After speaking about the role of knowledge and leader Öcalan's thought in shaping women's awareness and organization, Yasra Elias moves to reading the current reality, affirming that the policies that have targeted peoples throughout history are still practiced today in different forms.
She says that the policies of genocide and starvation that the region has known for decades have not stopped; they are renewed with new tools. She recalls the events of 2004, when the Ba'ath regime, as she describes it, tried to create a rift between Kurds and Arabs, and she sees that the effects of that sedition are still present today.

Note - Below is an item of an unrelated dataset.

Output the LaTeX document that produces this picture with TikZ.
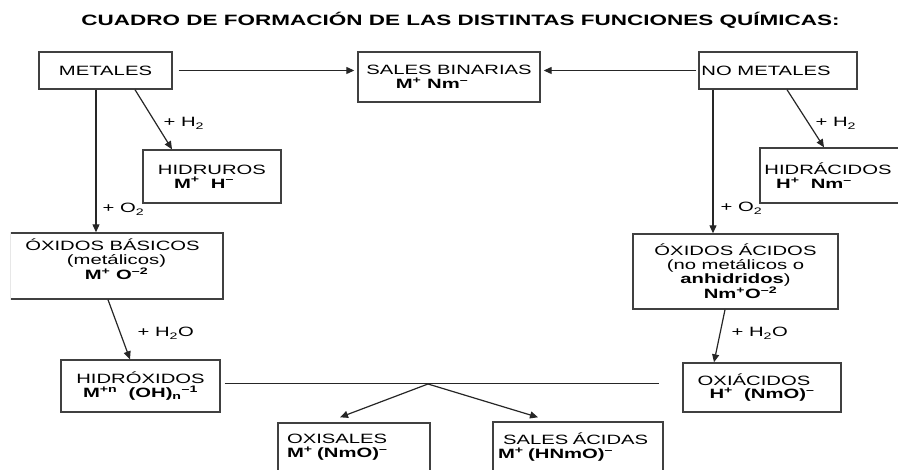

She continues: "The policy of genocide and starvation against peoples continues. We share a common history and live together, and our memory is also shared. This policy is not only against the Kurdish people but against all peoples. Today, the interim government practices a policy of starvation against the people of Raqqa and Deir ez‑Zor, and this is one of the most dangerous policies."
Yasra Elias believes that the entire Middle East is living under the weight of wars and destructive projects, and that the major and authoritarian powers realize the importance of the region as the center of civilizations, and therefore, she says, they seek to create destruction and massacres to serve their interests. She points out that leader Öcalan's philosophy constitutes an intellectual protection for peoples against policies of genocide, starvation, and uprooting.
"Serious and legal steps must be taken to guarantee the right to hope"
In conclusion, Yasra Elias called for taking serious steps to guarantee "the right to hope" for leader Öcalan. "The Middle East is like a garden full of colors, and removing one color from it cannot be accepted, because that would rob the garden of its beauty. Therefore, a single‑color system cannot be accepted in the Middle East; it is dangerous." She affirmed that the stage the Middle East is going through today requires, in her view, an effective presence of leader Öcalan's thought, stressing the need to take legal and serious steps to guarantee this right.